TIP > Also consider schools, shops and services. If you live near a school both pedestrian and vehicle traffic will be high between 8-9AM and 3-4PM, and keep in mind that shops don’t only function during business hours. For example, florists look beautiful but have very early starts – be prepared to trade a view of fresh flowers for early morning delivery vans.

Is there good internet and mobile service?

Stan, a software engineer, has his priorities in order.

“Is there decent internet access?”

> Increasingly important as people work and study from home, you can inspect this remotely by looking up the property address on the NBN or your preferred internet provider. You can also check mobile service coverage.

Is the space light enough, and is there any damage from damp in the bathroom?

Stat, a hospitality marketer, looks holistically at the space, but isn’t so blinded by the light that he overlooks signs of damage.

“First thing: does the house get adequate natural light? There’s only so much fluorescent light you can take before going crazy. Living in a dark environment can really mess with your mental and physical health. I also always check the bathroom door frames. If they’re soft this could indicate moisture issues in the rest of the bathroom. Not trying to breed a mould colony!”

> We’ve covered natural light above, and for bathrooms ask the real estate agent about ventilation sources (extraction fans and windows) and for photos of where the door frame meets the floor. If there’s any swelling, distortion or severely cracked paint this is a red flag.

Is there any sign of the property sinking, and is the wiring & plumbing ok?

Geoff used to be a real estate agent in London, so uses his eagle eye for structural stability when looking for a place with partner Trish, both doctors.

“When inspecting a property I’m looking out for cracks in the corners of rooms and uneven floors which could indicate ground movement. I’ll always open the fuse box to check the state of the wiring, and run the taps to fill a sink, checking both water pressure and drainage.”

> Inspect this remotely by asking the real estate agent specific questions. They can talk you through rooms, take photos of corners, floors and the fuse box, and a video of the sink. The seller may even be willing to share the historical Building Inspection Report to help you get an overview of the structural integrity – but keep in mind they’re under no obligation to do this, and the condition may have changed over time. You should always get an independent building inspection before you buy.

Is there a good space for a BBQ?

James, an app developer, has something else front of mind.

“I just need to know one thing: is there space for a decently sized BBQ?”

> James, the floorplan is your best mate here.

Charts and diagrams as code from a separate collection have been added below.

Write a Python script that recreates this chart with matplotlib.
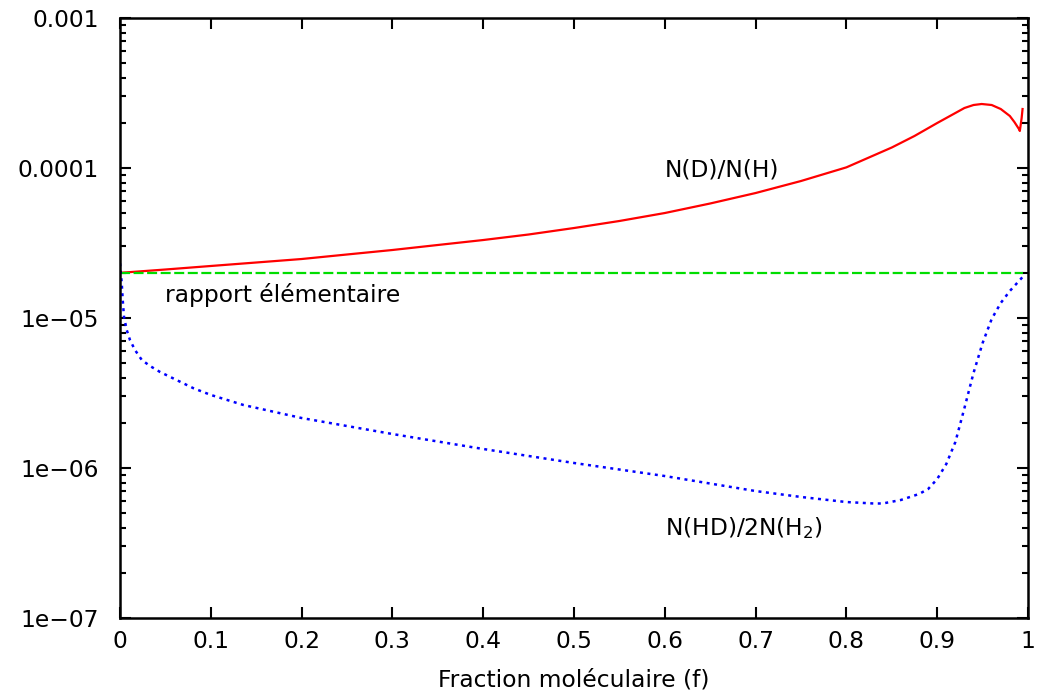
import numpy as np
import matplotlib
matplotlib.use("Agg")
import matplotlib.pyplot as plt
from matplotlib.ticker import FixedLocator, FixedFormatter, LogLocator, NullFormatter

# N(D)/N(H) as a function of the molecular fraction f
f_dh = [0.0, 0.05, 0.1, 0.15, 0.2, 0.25, 0.3, 0.35, 0.4, 0.45, 0.5, 0.55,
        0.6, 0.65, 0.7, 0.75, 0.8, 0.85, 0.875, 0.9, 0.91, 0.92, 0.93, 0.94,
        0.949, 0.96, 0.97, 0.98, 0.985, 0.99, 0.991, 0.993, 0.994]
r_dh = [2.0e-5, 2.105e-5, 2.222e-5, 2.344e-5, 2.473e-5, 2.651e-5, 2.84e-5,
        3.067e-5, 3.31e-5, 3.603e-5, 3.98e-5, 4.433e-5, 5.01e-5, 5.8e-5,
        6.81e-5, 8.19e-5, 1.01e-4, 1.37e-4, 1.635e-4, 1.995e-4, 2.154e-4,
        2.326e-4, 2.512e-4, 2.63e-4, 2.671e-4, 2.63e-4, 2.473e-4, 2.222e-4,
        2.026e-4, 1.82e-4, 1.765e-4, 2.154e-4, 2.473e-4]

# N(HD)/2N(H2) as a function of the molecular fraction f
f_hd = [0.0, 0.0019, 0.003, 0.0044, 0.0074, 0.011, 0.0165, 0.024, 0.033,
        0.044, 0.081, 0.1, 0.136, 0.2, 0.3, 0.4, 0.5, 0.6, 0.7, 0.75, 0.8,
        0.83, 0.84, 0.86, 0.88, 0.89, 0.9, 0.91, 0.92, 0.93, 0.94, 0.95,
        0.96, 0.97, 0.98, 0.99, 0.994]
r_hd = [2.315e-5, 1.711e-5, 1.318e-5, 1.02e-5, 8.32e-6, 7.13e-6, 6.12e-6,
        5.25e-6, 4.79e-6, 4.37e-6, 3.40e-6, 3.07e-6, 2.63e-6, 2.154e-6,
        1.685e-6, 1.339e-6, 1.08e-6, 8.84e-7, 7.02e-7, 6.41e-7, 5.93e-7,
        5.8e-7, 5.8e-7, 6.12e-7, 6.71e-7, 7.24e-7, 8.44e-7, 1.063e-6,
        1.49e-6, 2.51e-6, 4.3e-6, 6.81e-6, 9.85e-6, 1.259e-5, 1.514e-5,
        1.764e-5, 1.876e-5]

# elemental D/H ratio
f_elem = [0.0, 0.994]
r_elem = [2.0e-5, 2.0e-5]

x_ticks = [0, 0.1, 0.2, 0.3, 0.4, 0.5, 0.6, 0.7, 0.8, 0.9, 1]
x_labels = ["0", "0.1", "0.2", "0.3", "0.4", "0.5", "0.6", "0.7", "0.8", "0.9", "1"]
y_ticks = [1e-7, 1e-6, 1e-5, 1e-4, 1e-3]
y_labels = ["1e\u221207", "1e\u221206", "1e\u221205", "0.0001", "0.001"]

plt.rcParams['font.family'] = ['DejaVu Sans']
FS = 16.8

fig = plt.figure(figsize=(10.41, 6.95), dpi=100)
ax = fig.add_axes([120 / 1041, 1 - 618 / 695, 908 / 1041, 600 / 695])

ax.plot(f_dh, r_dh, color="#ff0000", lw=1.6)
ax.plot(f_elem, r_elem, color="#00dd00", lw=1.6, dashes=(4.5, 1.6))
ax.plot(f_hd, r_hd, color="#0000ff", lw=1.8, dashes=(1.2, 1.8))

ax.set_yscale("log")
ax.set_xlim(0, 1)
ax.set_ylim(1e-7, 1e-3)

ax.xaxis.set_major_locator(FixedLocator(x_ticks))
ax.xaxis.set_major_formatter(FixedFormatter(x_labels))
ax.yaxis.set_major_locator(FixedLocator(y_ticks))
ax.yaxis.set_major_formatter(FixedFormatter(y_labels))
ax.yaxis.set_minor_locator(LogLocator(base=10, subs=np.arange(2, 10)))
ax.yaxis.set_minor_formatter(NullFormatter())

ax.tick_params(which="both", direction="in", top=True, right=True,
               width=1.5, labelsize=FS, color="black")
ax.tick_params(which="major", length=8, pad=15)
ax.tick_params(which="minor", length=4.5)
ax.tick_params(axis="x", pad=9)
for s in ax.spines.values():
    s.set_linewidth(1.8)

ax.set_xlabel("Fraction moléculaire (f)", fontsize=FS, labelpad=11)

ax.text(0.6, 9.7e-5, "N(D)/N(H)", fontsize=FS, ha="left", va="center")
ax.text(0.05, 1.42e-5, "rapport élémentaire", fontsize=FS, ha="left", va="center")
ax.text(0.6, 4.0e-7, "N(HD)/2N(H$_2$)", fontsize=FS, ha="left", va="center")

fig.savefig("out.png", dpi=100)
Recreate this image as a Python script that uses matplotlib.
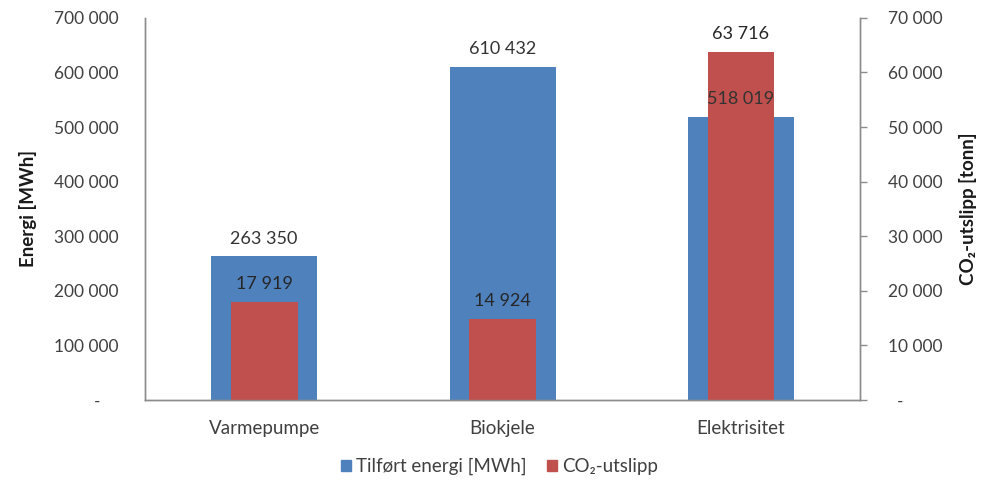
import matplotlib
matplotlib.use("Agg")
import matplotlib.pyplot as plt
from matplotlib.ticker import FuncFormatter, MultipleLocator
from matplotlib.patches import Patch

plt.rcParams['font.family'] = ['Lato', 'DejaVu Sans']

categories = ["Varmepumpe", "Biokjele", "Elektrisitet"]
energy_mwh = [263350, 610432, 518019]
co2_tonn = [17919, 14924, 63716]

BLUE = "#4F81BD"
RED = "#C0504D"
AXIS = "#8C8C8C"
TEXT = "#404040"


def spaced(v):
    return f"{int(round(v)):,}".replace(",", " ")


def left_fmt(v, pos):
    return "-    " if v == 0 else spaced(v)


def right_fmt(v, pos):
    return "  -" if v == 0 else spaced(v)


fig = plt.figure(figsize=(9.83, 4.82), dpi=100)
ax = fig.add_axes([0.1475, 0.17, 0.7275, 0.793])
ax2 = ax.twinx()

x = list(range(len(categories)))
ax.bar(x, energy_mwh, width=0.445, color=BLUE, zorder=2)
ax2.bar(x, co2_tonn, width=0.28, color=RED, zorder=2)

ax.set_xlim(-0.5, 2.5)
ax.set_ylim(0, 700000)
ax2.set_ylim(0, 70000)
ax.yaxis.set_major_locator(MultipleLocator(100000))
ax2.yaxis.set_major_locator(MultipleLocator(10000))
ax.yaxis.set_major_formatter(FuncFormatter(left_fmt))
ax2.yaxis.set_major_formatter(FuncFormatter(right_fmt))

for a in (ax, ax2):
    a.spines['top'].set_visible(False)
    for s in ('left', 'right', 'bottom'):
        a.spines[s].set_color(AXIS)
        a.spines[s].set_linewidth(1.0)

ax.set_xticks(x)
ax.set_xticklabels(categories, fontsize=13.5, color=TEXT)
ax.tick_params(axis='x', length=0, pad=14)
ax.tick_params(axis='y', length=0, pad=19, labelsize=12.5, labelcolor=TEXT)
ax2.tick_params(axis='y', length=5, width=1, color=AXIS, pad=15,
                labelsize=12.5, labelcolor=TEXT)

ax.set_ylabel("Energi [MWh]", fontsize=13.5, fontweight='bold', color='#1a1a1a',
              labelpad=12)
ax2.set_ylabel("CO₂-utslipp [tonn]", fontsize=13.5, fontweight='bold',
               color='#1a1a1a', labelpad=12)

# value labels, drawn on the top axes so they sit above both bar sets
for xi, v in zip(x, energy_mwh):
    ax2.annotate(spaced(v), xy=(xi, v), xycoords=ax.transData,
                 xytext=(0, 7), textcoords='offset points',
                 ha='center', va='bottom', fontsize=13, color='#333333',
                 zorder=5)
for xi, v in zip(x, co2_tonn):
    ax2.annotate(spaced(v), xy=(xi, v), xycoords=ax2.transData,
                 xytext=(0, 7), textcoords='offset points',
                 ha='center', va='bottom', fontsize=13, color='#262626',
                 zorder=5)

handles = [Patch(color=BLUE, label="Tilført energi [MWh]"),
           Patch(color=RED, label="CO₂-utslipp")]
fig.legend(handles=handles, loc='center', bbox_to_anchor=(0.508, 0.032),
           ncol=2, frameon=False, fontsize=13.5, handlelength=0.55,
           handleheight=0.55, handletextpad=0.25, columnspacing=1.1,
           labelcolor=TEXT)

fig.savefig("out.png", dpi=100, facecolor='white')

While the floorplan in the listing may not be millimetre perfect the scale should be accurate enough to get a good understanding of the available space for your BBQ or anything else. Step out the measurements in your current house to compare the size of rooms. If you really want to get a feel for the layout and how your furniture will fit you can draw up your own floorplan with a tool like Floorplanner.

If you’re looking for a home to live in of course you’ll want to see it in real life before you decide whether to make an offer, which at the moment means booking a private inspection, so you want to save that for the real contenders. Refine your shortlist by completing a thorough inspection checklist first and you’ll be a lot less likely to be disappointed when you get there!

If you’re buying an investment property and won’t personally be living there it pays not to get caught up in cosmetic details – a remote inspection may be all you need to make a confident choice.

By the way, this author’s first point of inspection? The cupboard under the kitchen sink for any signs of water damage…you’ll have to ask the selling agent to send you a photo for this one!